● **Provided information**:
★ ★ ★
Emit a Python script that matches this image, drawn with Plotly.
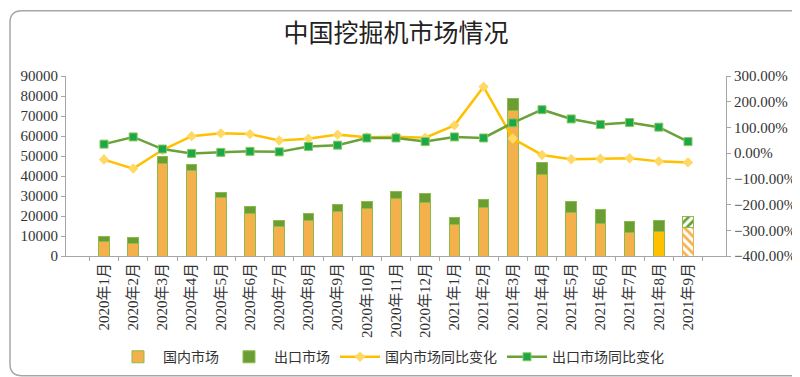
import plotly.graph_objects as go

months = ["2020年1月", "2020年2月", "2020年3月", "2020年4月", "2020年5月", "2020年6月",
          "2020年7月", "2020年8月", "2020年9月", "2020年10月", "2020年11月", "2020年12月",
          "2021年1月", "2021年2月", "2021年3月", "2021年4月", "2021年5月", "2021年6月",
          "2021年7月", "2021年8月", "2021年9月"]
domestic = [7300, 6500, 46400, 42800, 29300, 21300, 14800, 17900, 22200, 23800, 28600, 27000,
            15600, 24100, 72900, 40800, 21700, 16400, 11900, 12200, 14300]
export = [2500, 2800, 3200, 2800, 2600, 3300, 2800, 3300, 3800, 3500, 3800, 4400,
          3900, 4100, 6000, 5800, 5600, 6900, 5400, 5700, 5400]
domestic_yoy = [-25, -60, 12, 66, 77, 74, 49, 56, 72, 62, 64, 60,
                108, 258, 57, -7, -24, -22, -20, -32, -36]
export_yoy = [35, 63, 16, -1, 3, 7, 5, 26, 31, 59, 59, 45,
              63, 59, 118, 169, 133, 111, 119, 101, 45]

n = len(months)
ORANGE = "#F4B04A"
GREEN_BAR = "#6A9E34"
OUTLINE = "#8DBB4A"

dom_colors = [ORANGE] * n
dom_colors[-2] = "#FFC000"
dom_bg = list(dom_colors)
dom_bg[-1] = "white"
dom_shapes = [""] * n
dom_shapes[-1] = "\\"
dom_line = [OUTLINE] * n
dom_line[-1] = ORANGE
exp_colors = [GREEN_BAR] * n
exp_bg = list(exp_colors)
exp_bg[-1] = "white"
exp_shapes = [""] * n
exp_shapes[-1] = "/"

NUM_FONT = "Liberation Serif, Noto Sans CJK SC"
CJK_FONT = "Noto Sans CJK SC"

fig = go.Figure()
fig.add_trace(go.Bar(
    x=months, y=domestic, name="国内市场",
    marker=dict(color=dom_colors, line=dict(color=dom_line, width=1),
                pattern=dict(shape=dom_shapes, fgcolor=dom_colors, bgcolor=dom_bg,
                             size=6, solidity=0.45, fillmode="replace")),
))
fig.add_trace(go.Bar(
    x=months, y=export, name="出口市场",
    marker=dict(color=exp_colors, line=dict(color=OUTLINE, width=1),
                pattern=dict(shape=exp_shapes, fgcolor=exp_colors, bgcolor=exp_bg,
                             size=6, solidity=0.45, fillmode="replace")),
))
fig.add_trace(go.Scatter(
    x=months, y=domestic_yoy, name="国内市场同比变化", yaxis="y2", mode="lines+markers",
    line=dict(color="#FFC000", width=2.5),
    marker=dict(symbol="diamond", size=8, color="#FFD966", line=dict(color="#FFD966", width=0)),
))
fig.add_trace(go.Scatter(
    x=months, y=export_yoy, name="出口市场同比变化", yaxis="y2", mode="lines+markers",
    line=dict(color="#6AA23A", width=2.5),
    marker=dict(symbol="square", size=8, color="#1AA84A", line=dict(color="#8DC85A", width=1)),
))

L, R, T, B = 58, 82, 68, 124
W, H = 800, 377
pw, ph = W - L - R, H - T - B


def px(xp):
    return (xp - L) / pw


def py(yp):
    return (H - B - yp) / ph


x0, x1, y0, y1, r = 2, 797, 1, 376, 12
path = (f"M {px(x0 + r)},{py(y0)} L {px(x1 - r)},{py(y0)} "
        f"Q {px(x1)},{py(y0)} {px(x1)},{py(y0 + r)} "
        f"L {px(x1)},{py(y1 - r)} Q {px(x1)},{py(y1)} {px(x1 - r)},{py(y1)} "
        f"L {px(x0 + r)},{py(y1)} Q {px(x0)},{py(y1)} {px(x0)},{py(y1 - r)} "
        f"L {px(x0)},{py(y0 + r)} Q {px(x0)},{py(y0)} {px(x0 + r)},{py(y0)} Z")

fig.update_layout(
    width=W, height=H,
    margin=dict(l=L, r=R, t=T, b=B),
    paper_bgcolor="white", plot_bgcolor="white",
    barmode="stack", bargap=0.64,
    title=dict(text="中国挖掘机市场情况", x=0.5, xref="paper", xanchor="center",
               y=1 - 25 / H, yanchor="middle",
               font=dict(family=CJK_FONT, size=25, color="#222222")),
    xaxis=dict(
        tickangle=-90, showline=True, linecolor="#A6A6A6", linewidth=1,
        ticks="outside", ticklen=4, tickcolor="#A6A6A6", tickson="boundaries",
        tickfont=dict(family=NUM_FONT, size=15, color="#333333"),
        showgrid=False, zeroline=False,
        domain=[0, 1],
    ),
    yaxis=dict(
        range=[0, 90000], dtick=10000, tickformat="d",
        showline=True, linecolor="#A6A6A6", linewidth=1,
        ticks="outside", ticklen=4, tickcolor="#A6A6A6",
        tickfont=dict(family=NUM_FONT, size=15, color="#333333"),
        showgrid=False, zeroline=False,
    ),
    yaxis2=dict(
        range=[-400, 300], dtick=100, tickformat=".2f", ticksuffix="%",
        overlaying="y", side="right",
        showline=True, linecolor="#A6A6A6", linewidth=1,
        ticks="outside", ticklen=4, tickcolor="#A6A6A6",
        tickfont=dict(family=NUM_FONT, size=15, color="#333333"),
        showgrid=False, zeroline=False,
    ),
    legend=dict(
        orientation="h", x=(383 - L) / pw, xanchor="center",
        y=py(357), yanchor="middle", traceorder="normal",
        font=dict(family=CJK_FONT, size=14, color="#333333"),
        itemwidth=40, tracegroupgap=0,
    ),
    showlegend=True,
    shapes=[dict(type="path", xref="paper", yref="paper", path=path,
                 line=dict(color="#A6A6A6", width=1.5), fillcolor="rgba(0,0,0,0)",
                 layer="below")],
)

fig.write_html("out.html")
★ ★ ★
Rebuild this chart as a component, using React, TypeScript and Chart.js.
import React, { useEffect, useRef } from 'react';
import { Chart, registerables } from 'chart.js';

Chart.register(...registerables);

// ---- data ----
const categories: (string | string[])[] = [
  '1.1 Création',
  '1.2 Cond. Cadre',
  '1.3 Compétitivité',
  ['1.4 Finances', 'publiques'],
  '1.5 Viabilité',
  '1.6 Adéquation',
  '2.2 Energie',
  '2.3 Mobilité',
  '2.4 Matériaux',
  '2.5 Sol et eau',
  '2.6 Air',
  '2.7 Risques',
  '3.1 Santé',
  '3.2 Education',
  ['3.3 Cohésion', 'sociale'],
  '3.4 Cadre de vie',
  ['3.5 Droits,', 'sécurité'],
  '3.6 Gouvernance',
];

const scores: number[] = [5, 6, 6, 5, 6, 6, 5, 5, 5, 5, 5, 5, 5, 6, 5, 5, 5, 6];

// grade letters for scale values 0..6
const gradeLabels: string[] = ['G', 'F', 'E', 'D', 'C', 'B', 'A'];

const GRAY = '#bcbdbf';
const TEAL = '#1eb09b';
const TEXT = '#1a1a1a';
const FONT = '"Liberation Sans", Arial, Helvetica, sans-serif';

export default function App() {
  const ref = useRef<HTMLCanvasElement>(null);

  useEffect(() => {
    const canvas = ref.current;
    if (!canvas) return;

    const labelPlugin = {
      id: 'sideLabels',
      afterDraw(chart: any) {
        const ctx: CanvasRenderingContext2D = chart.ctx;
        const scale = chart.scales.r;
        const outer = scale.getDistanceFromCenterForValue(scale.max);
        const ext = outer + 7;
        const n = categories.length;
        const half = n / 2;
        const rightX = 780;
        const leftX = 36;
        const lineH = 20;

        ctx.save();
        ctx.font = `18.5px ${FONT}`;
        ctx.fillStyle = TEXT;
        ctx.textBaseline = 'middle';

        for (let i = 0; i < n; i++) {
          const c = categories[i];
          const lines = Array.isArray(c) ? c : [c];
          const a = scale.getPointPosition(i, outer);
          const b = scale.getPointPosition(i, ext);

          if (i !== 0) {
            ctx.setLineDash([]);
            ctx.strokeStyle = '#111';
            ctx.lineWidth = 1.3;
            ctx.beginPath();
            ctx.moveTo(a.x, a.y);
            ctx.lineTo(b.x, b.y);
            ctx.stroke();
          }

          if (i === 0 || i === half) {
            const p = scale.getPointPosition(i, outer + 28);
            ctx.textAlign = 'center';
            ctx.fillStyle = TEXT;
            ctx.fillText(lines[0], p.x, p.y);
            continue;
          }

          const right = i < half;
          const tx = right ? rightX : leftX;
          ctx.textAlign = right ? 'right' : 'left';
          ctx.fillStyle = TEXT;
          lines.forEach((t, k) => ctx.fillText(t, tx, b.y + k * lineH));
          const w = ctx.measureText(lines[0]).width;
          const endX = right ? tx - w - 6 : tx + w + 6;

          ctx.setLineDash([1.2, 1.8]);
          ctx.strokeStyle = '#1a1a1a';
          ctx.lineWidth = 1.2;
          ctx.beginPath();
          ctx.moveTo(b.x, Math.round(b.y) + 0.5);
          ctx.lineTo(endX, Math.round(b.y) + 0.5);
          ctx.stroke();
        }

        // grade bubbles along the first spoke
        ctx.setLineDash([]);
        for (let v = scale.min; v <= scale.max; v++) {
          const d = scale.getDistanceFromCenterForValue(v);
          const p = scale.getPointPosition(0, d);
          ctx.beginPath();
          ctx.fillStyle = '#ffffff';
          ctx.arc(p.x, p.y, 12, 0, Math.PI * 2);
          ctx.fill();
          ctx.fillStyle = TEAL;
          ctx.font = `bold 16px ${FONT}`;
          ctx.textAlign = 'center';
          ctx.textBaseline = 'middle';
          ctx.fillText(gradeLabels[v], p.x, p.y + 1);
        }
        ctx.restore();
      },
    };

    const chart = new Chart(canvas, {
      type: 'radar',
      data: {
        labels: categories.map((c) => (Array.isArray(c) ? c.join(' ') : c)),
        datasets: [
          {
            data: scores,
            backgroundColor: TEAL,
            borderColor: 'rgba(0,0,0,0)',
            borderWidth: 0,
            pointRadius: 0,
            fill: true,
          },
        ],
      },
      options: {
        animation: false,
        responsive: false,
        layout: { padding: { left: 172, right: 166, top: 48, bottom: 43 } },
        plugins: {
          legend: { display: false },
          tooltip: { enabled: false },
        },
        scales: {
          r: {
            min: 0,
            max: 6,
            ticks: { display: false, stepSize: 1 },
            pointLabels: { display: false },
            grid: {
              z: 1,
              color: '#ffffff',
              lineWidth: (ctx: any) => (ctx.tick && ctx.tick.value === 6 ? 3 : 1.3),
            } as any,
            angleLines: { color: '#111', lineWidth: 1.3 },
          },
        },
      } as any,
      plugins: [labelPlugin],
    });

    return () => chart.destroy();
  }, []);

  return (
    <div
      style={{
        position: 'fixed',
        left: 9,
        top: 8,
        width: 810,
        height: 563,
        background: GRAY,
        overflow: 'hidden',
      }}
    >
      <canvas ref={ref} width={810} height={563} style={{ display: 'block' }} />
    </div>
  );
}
★ ★ ★
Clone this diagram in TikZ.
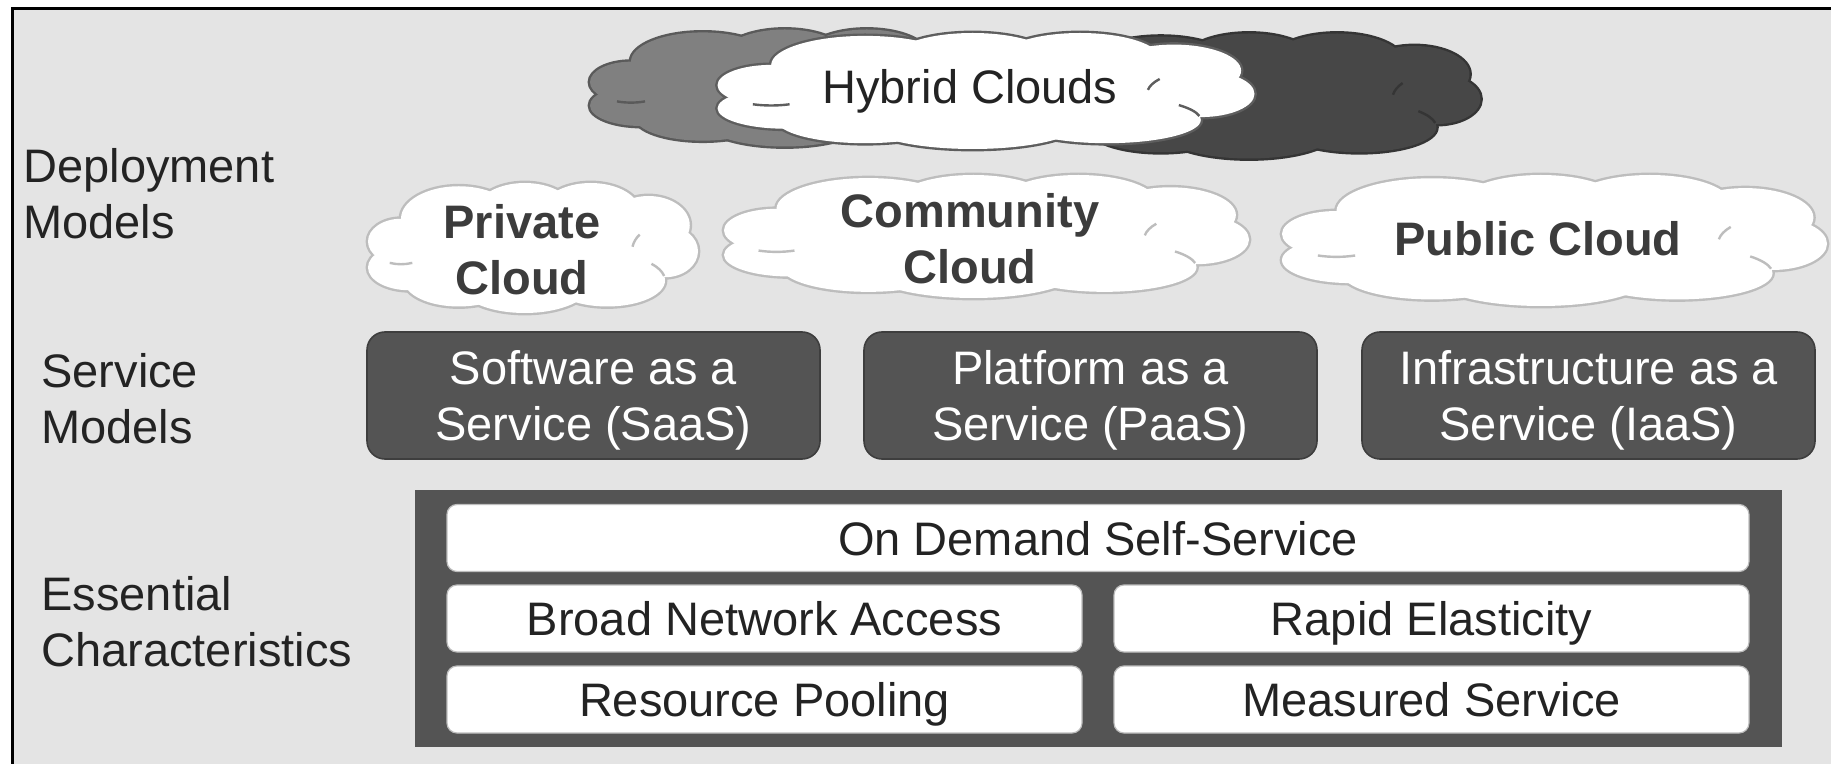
★ ★ ★
● **Exercise**: Find the lines above that include the string "this" and copy them.

● **Task result**:
Emit a Python script that matches this image, drawn with Plotly.
Rebuild this chart as a component, using React, TypeScript and Chart.js.
Clone this diagram in TikZ.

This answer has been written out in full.